Wednesday, April 16, 2003
 
To Live & Love
"It does not do, to dwell on dreams... and forget to live."
Just watched Harry Potter and the Sorcerers Stone for the first time.. That girl, Hermione, is the best - smart and sweet. I liked Harry too. Quiet, yet heroic inside... I don't think I've been posting as much lately? Just haven't been at my PC that much.. Wow, Ernie Kovacs is *weird*! I like it. It's fun actually watching the original shows, not just little snippits - about the "genius" of Kovacs' humor. Which he created in his 30's - and died in his Corvair, on January 13, 1962, at 42. Most of the musical acts are annoying though - only some intentionally. Best to watch it prerecorded.

Tuesday, April 15, 2003
 
A New Me??/!
Ugh! Some new guy just came up from the IT department, wanting to talk to me. "Yet another upgrade??!" I think to myself, warily.
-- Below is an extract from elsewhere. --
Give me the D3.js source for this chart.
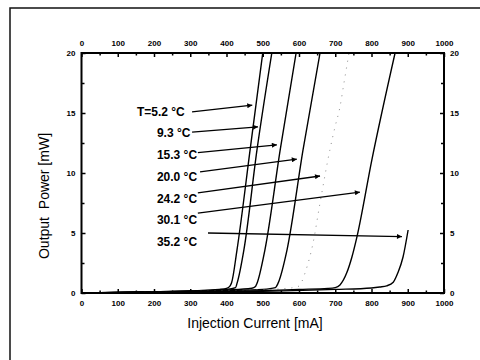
<!DOCTYPE html>
<html>
<head>
<meta charset="utf-8">
<script src="https://cdn.jsdelivr.net/npm/d3@7"></script>
<style>
  body { margin: 0; background: #fff; }
  svg { display: block; font-family: "Liberation Sans", Arial, sans-serif; }
</style>
</head>
<body>
<div id="chart"></div>
<script>
// Output power vs injection current, one curve per temperature
const temps = ['T=5.2 °C', '9.3 °C', '15.3 °C', '20.0 °C', '24.2 °C', '30.1 °C', '35.2 °C'];

const curve52 = [[0,0],[100,0.05],[200,0.1],[300,0.18],[380,0.3],[400,0.38],[410,0.6],[414,0.85],[429,3.6],[465,11.9],[500,20]];
const curve93 = [[0,0],[100,0.05],[200,0.1],[300,0.17],[400,0.3],[425,0.45],[429,0.8],[448,3.6],[484,11.9],[525,20]];
const curve153 = [[0,0],[200,0.1],[300,0.15],[400,0.25],[470,0.4],[480,0.55],[484,0.8],[506,3.6],[548,11.9],[592,20]];
const curve200 = [[0,0],[200,0.08],[300,0.13],[400,0.2],[500,0.3],[535,0.45],[542,0.8],[567,3.6],[611,11.9],[658,20]];
const curve242 = [[0,0],[300,0.12],[450,0.22],[550,0.35],[595,0.5],[607,0.9],[617,1.7],[639,4.2],[658,7.5],[685,11.9],[699,13.8],[713,15.5],[724,17.5],[738,20]];
const curve301 = [[0,0],[300,0.1],[500,0.2],[600,0.3],[680,0.38],[700,0.45],[713,0.67],[732,1.7],[746,3.0],[760,4.7],[801,11.1],[865,20]];
const curve352 = [[0,0],[300,0.08],[500,0.15],[700,0.3],[800,0.42],[823,0.5],[842,0.6],[860,0.9],[873,1.7],[887,3.0],[901,5.25]];
const curves = [curve52, curve93, curve153, curve200, curve242, curve301, curve352];

// label anchor (mA, mW) and arrow from -> to, in data units
const labelAt = [[153,15.1],[208,13.35],[208,11.5],[208,9.7],[208,7.9],[208,6.1],[208,4.25]];
const arrowFrom = [[305,15.1],[305,13.4],[321,11.7],[327,10.1],[321,8.35],[321,6.65],[349,5.0]];
const arrowTo = [[471,15.65],[487,13.85],[539,12.35],[594,11.15],[658,9.75],[768,8.4],[884,4.7]];

const xMajor = [0,100,200,300,400,500,600,700,800,900,1000];
const xMinor = [50,150,250,350,450,550,650,750,850,950];
const yMajor = [0,5,10,15,20];
const yMinor = [2.5,7.5,12.5,17.5];

const W = 480, H = 360;
const svg = d3.select('#chart').append('svg').attr('width', W).attr('height', H);

// outer frame (only top & left fall inside the picture)
svg.append('rect')
    .attr('x', 10).attr('y', 8).attr('width', 480).attr('height', 370)
    .attr('fill', 'none').attr('stroke', '#111').attr('stroke-width', 1.5);

const L = 81.5, R = 444, T = 53, B = 293;
const x = d3.scaleLinear().domain([0, 1000]).range([L, R]);
const y = d3.scaleLinear().domain([0, 20]).range([B, T]);

const tickStyle = g => {
    g.select('.domain').remove();
    g.selectAll('line').attr('stroke', '#000').attr('stroke-width', 1.5);
    g.selectAll('text').attr('fill', '#000').style('font-size', '8px').style('font-weight', 'bold');
};

// minor ticks first, then major with labels
svg.append('g').attr('transform', `translate(0,${B})`)
    .call(d3.axisBottom(x).tickValues(xMinor).tickSize(-2.5).tickFormat(''))
    .call(tickStyle);
svg.append('g').attr('transform', `translate(0,${B})`)
    .call(d3.axisBottom(x).tickValues(xMajor).tickSize(-4).tickPadding(7).tickFormat(d3.format('d')))
    .call(tickStyle);
svg.append('g').attr('transform', `translate(0,${T})`)
    .call(d3.axisTop(x).tickValues(xMinor).tickSize(-2.5).tickFormat(''))
    .call(tickStyle);
svg.append('g').attr('transform', `translate(0,${T})`)
    .call(d3.axisTop(x).tickValues(xMajor).tickSize(-4).tickPadding(7).tickFormat(d3.format('d')))
    .call(tickStyle);

svg.append('g').attr('transform', `translate(${L},0)`)
    .call(d3.axisLeft(y).tickValues(yMinor).tickSize(-3).tickFormat(''))
    .call(tickStyle);
svg.append('g').attr('transform', `translate(${L},0)`)
    .call(d3.axisLeft(y).tickValues(yMajor).tickSize(-4).tickPadding(6))
    .call(tickStyle);
svg.append('g').attr('transform', `translate(${R},0)`)
    .call(d3.axisRight(y).tickValues(yMinor).tickSize(-3).tickFormat(''))
    .call(tickStyle);
svg.append('g').attr('transform', `translate(${R},0)`)
    .call(d3.axisRight(y).tickValues(yMajor).tickSize(-4).tickPadding(6))
    .call(tickStyle);

// curves
svg.append('clipPath').attr('id', 'plot-clip')
    .append('rect').attr('x', L).attr('y', T).attr('width', R - L).attr('height', B - T);

const line = d3.line()
    .x(d => x(d[0]))
    .y(d => y(d[1]))
    .curve(d3.curveMonotoneX);

svg.append('g').attr('clip-path', 'url(#plot-clip)')
    .selectAll('path')
    .data(curves)
    .enter().append('path')
    .attr('fill', 'none')
    .attr('stroke', (d, i) => i === 4 ? '#888' : '#000')
    .attr('stroke-width', (d, i) => i === 4 ? 1 : 1.4)
    .attr('stroke-dasharray', (d, i) => i === 4 ? '1,6' : null)
    .attr('d', line);

// plot frame
svg.append('rect')
    .attr('x', L).attr('y', T).attr('width', R - L).attr('height', B - T)
    .attr('fill', 'none').attr('stroke', '#000').attr('stroke-width', 2);

// arrows
svg.append('defs').append('marker')
    .attr('id', 'arrow')
    .attr('viewBox', '0 0 10 10')
    .attr('refX', 10).attr('refY', 5)
    .attr('markerWidth', 9).attr('markerHeight', 5)
    .attr('markerUnits', 'userSpaceOnUse')
    .attr('orient', 'auto')
    .append('path').attr('d', 'M0,0L10,5L0,10Z').attr('fill', '#000');

svg.append('g').selectAll('line')
    .data(arrowFrom)
    .enter().append('line')
    .attr('x1', d => x(d[0])).attr('y1', d => y(d[1]))
    .attr('x2', (d, i) => x(arrowTo[i][0])).attr('y2', (d, i) => y(arrowTo[i][1]))
    .attr('stroke', '#000').attr('stroke-width', 1.3)
    .attr('marker-end', 'url(#arrow)');

svg.append('g').selectAll('text')
    .data(temps)
    .enter().append('text')
    .attr('x', (d, i) => x(labelAt[i][0]))
    .attr('y', (d, i) => y(labelAt[i][1]))
    .attr('dy', '0.36em')
    .style('font-size', '12px')
    .style('font-weight', 'bold')
    .text(d => d);

// axis titles
svg.append('text')
    .attr('x', 255).attr('y', 328)
    .attr('text-anchor', 'middle')
    .style('font-size', '14px')
    .text('Injection Current [mA]');

svg.append('text')
    .attr('transform', 'translate(49,196) rotate(-90)')
    .attr('text-anchor', 'middle')
    .style('font-size', '14px')
    .style('white-space', 'pre')
    .text('Output  Power [mW]');
</script>
</body>
</html>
No... He wanted to tell me, he noticed me, and his name is Matthew Moore- [something].... He has one of those hyphenated names, and that was his mother's last name.... Too weird!! He's talking, I'm shaking his hand (he insisted) and he pulls out his driver's license to show me, as if to prove it. Oh man, too weird.

 
Mystified
Hmm, I seem to be mystified pretty often, don't I? Lately I've been really mystified, at how (some) women really seem to like me, as I am. I know I'm not at my best, and I seem to be finally getting motivated to work on that more vigorously. I suppose I've even started it a little. I don't understand though. They like me, *now*? Hmm, at least I've had some good experiences, and surprising ones, lately. I might write about that, or at least about last weekend, some, later. I was planning to, I just never did... Too much to do, too much on my mind...I'm mystified!

 
The Way They Really Are
Sometimes, I get these flashes of the way women actually are, as opposed to my idealized versions. I wonder.... Perhaps it's just as unwise to think some repulsive qualities I've seen are true natures of women, or any more representative than my personal positive stereotypes of them. Lord knows, I wouldn't want to be lumped in with "all the other men", most of which I am not like, and happily do not identify with. It's just that.... Women creatures are different. So, I look for common threads and seem to see them. Just like all men are not necessarily dogs, all women shouldn't be seen as sluts, even though obviously some are - more than I'd hoped I suppose. I know lots of jerk guys though, which doesn't make any particular guy a jerk, necessarily. So all women are not sluts. Some are, yeech.